Letters to the Editor

To The Editor,

While researching West Virginia Code for another project I read this and thought it to be inspirational. It is only a small part of the larger code, which is available online, but discusses the roll of all elected officials and their relationship to the citizens they represent.

West Virginia Code Chapter 6. General Provisions Respecting Officers. Article 9A. Open Governmental Proceedings. §6-9A-1. Declaration of legislative policy. The Legislature hereby finds and declares that public agencies in this state exist for the singular purpose of representing citizens of this state in governmental affairs, and it is, therefore, in the best interests of the people of this state for the proceedings of public agencies be conducted openly, with only a few clearly defined exceptions. The Legislature hereby further finds and declares that the citizens of this state do not yield their sovereignty to the governmental agencies that serve them. The people in delegating authority do not give their public servants the right to decide what is good for them to know and what is not good for them to know. The people insist on remaining informed so that they may retain control over the instruments of government created by them. Open government allows the public to educate itself about government decision making through individuals’ attendance and participation at government functions, distribution of government information by the press or interested citizens, and public debate on issues deliberated within the government. Public access to information promotes attendance at meetings, improves planning of meetings, and encourages more thorough preparation and complete discussion of issues by participating officials. The government also benefits from openness because better preparation and public input allow government agencies to gauge public preferences accurately and thereby tailor their actions and policies more closely to public needs. Public confidence and understanding ease potential resistance to government programs…

Mark Strauss
Marlinton/Mount Clare

Dear Editor;

I have comments that I would like printed as a letter-to editor on two of this week’s County Commission agenda items.

1. In Re: transfer of BOE property to GVEDC

It is my understanding that the property in question was given to the BOE with the explicit restriction that it be used for educational purposes.  GVEDC is a private corporation with no such restrictions on its operations. This should make the proposed transfer impossible.

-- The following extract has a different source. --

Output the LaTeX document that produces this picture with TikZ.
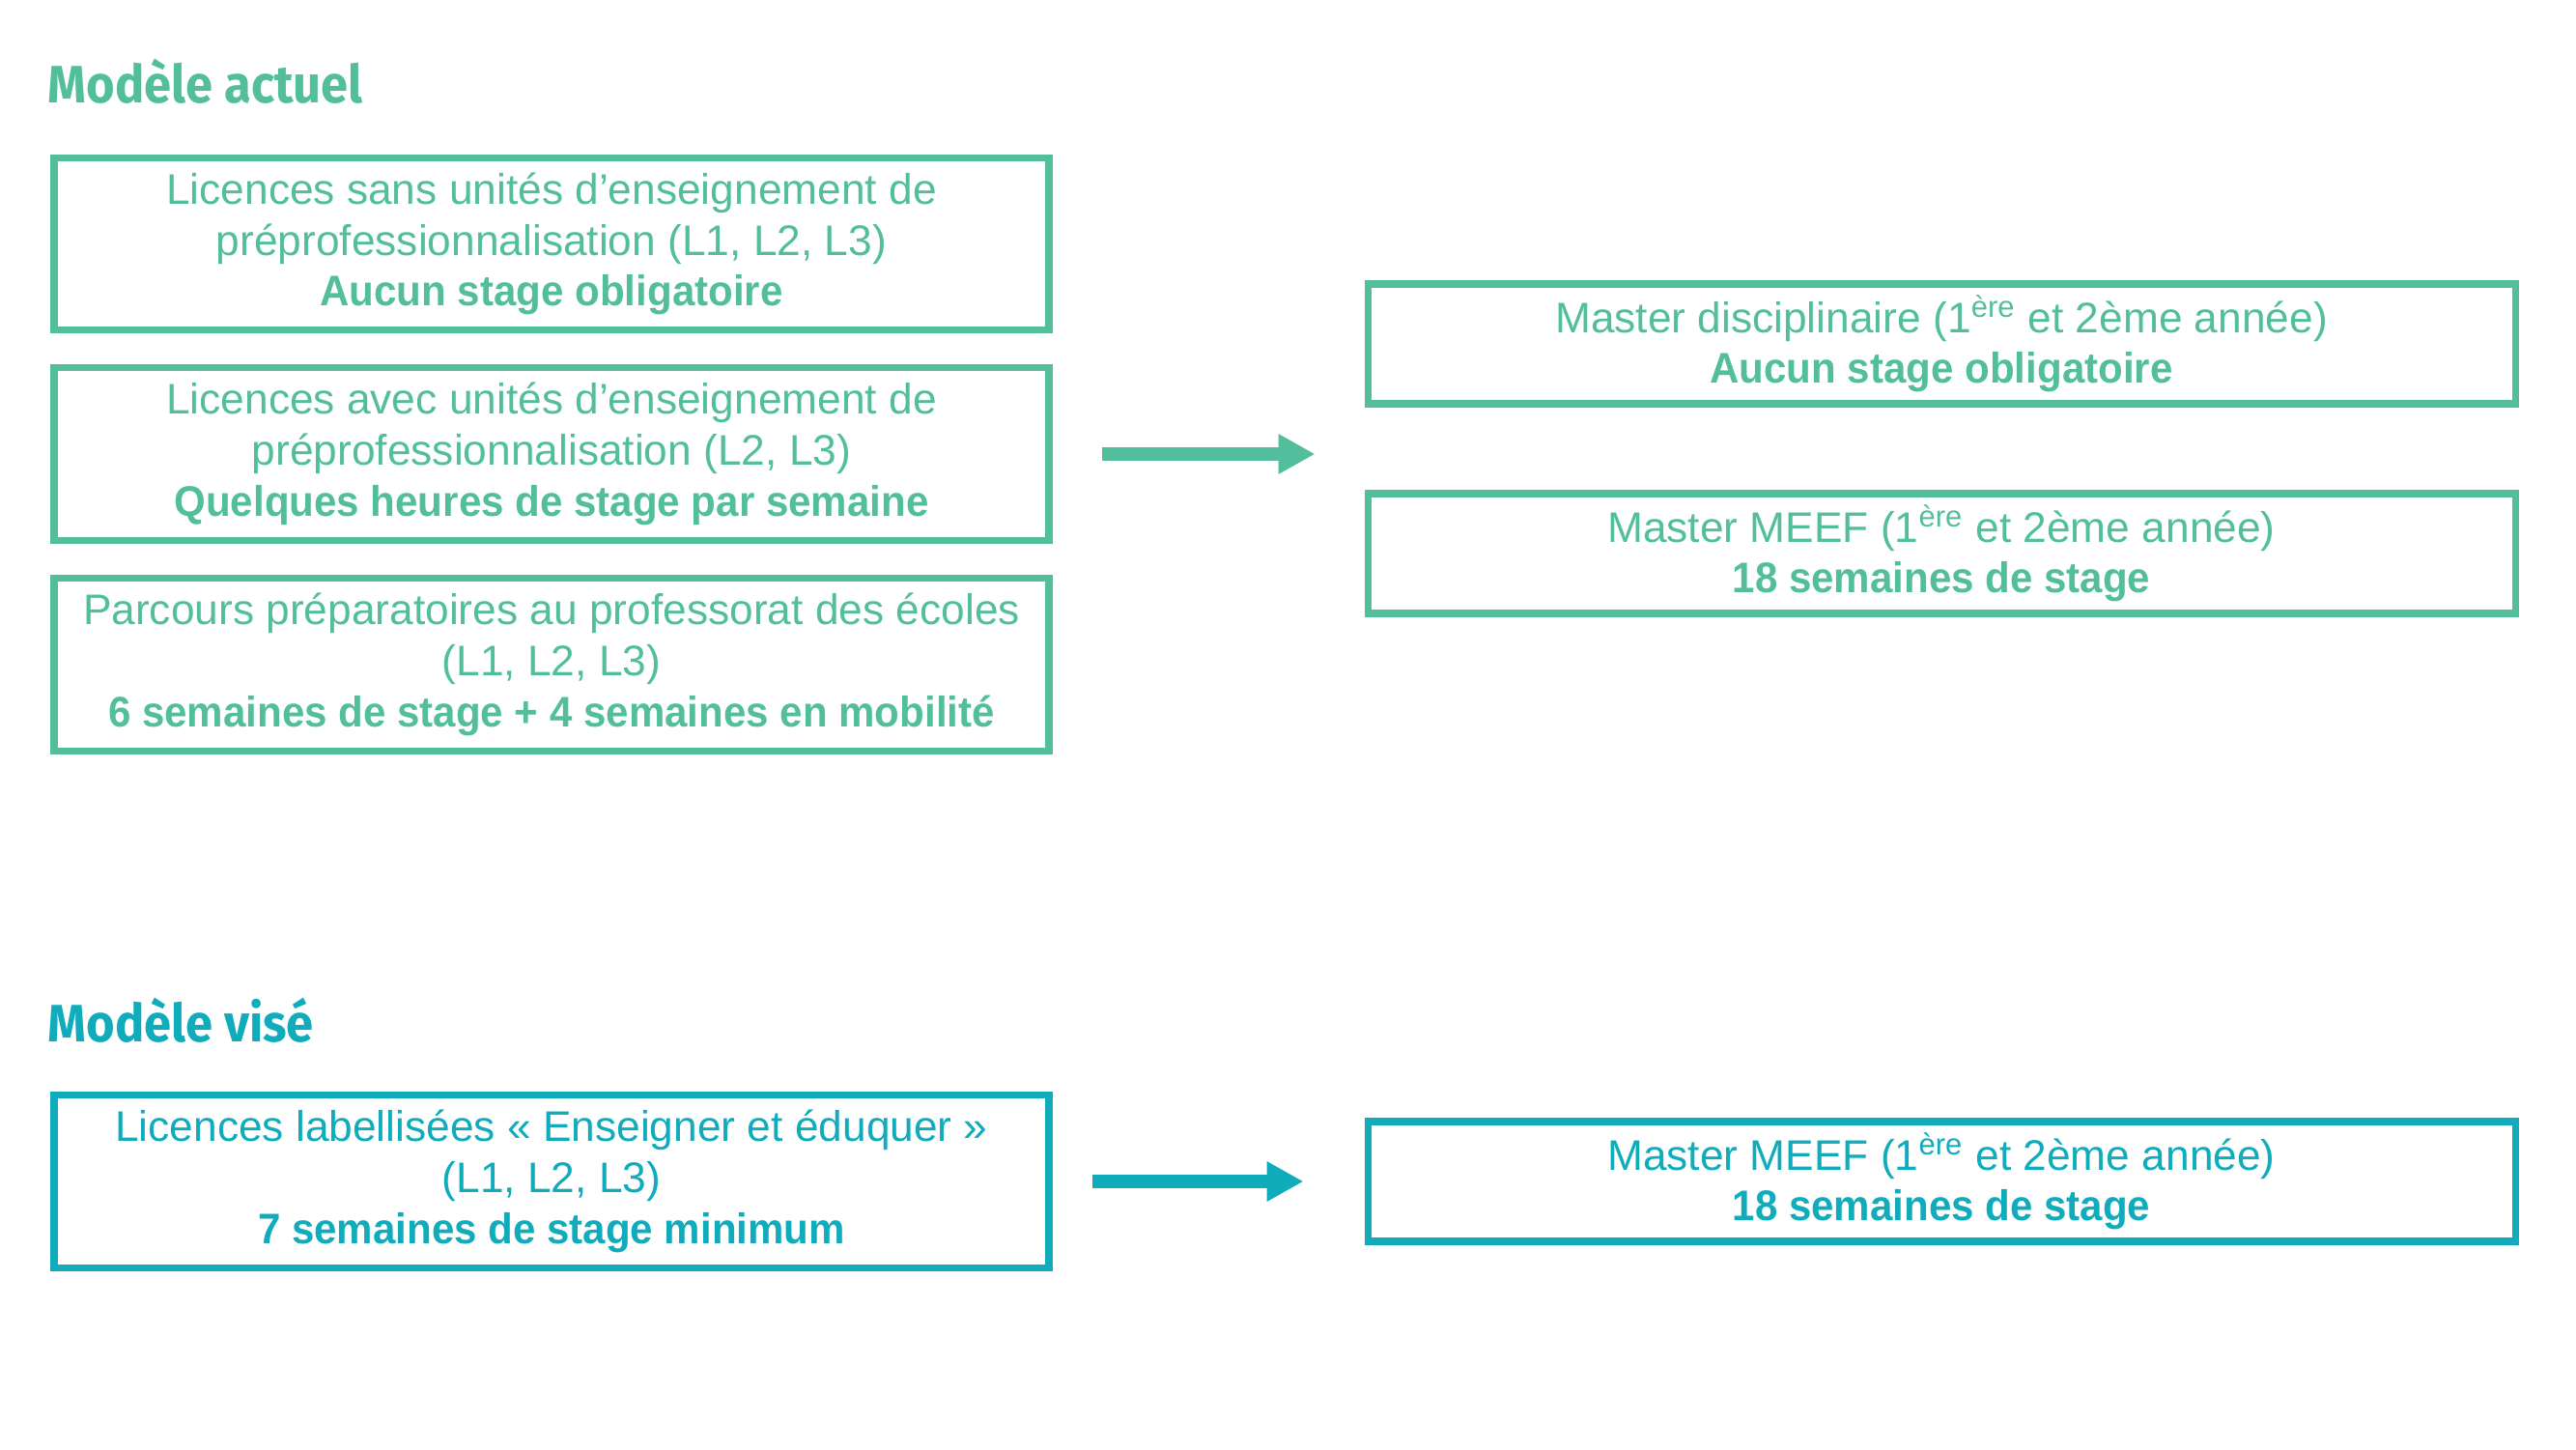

Secondly, transfer of County owned property to GVEDC, a private corporation, without auction, amounts to theft of public property.   It appears to me that the BOE is obligated to hold the property for the purpose for which it was donated. Perhaps  BOE could  sell it to raise money for educational purposes, but sale must be at public auction, like any other sale of public property.

2. In Re research mine at Mace

Explicitly stated in the federal documents relating to choice of sites for this project, are requirements that disqualify the proposed site in Mace, relating to the Karst structure of the site.  If MSHA wishes to corrupt their own process, our County Commission should not participate and become accessories to the corruption.

Conversation with staff involved in this project at scoping meetings has disclosed that no due diligence was applied to maintain use of the existing facility in Pennsylvania  and avoid incurring the large cost of constructing a new one.  Here is more corruption in which our County Commission should not make itself accessory.  Furthermore, no evidence has been presented of any search for existing abandoned mines which could be converted to this purpose at negligible cost.

No plans to evaluate connectivity of Karst porosity at the site exists, which means no assurance exists that water will not be contaminated by operations, likewise no assurance exists that test explosions will not leak out of the facility and cause forest fire or other damage to other property.

These two issues both give our Commissioners opportunity to show if they believe government should obey the law, and if they are working for us, or for outside interests.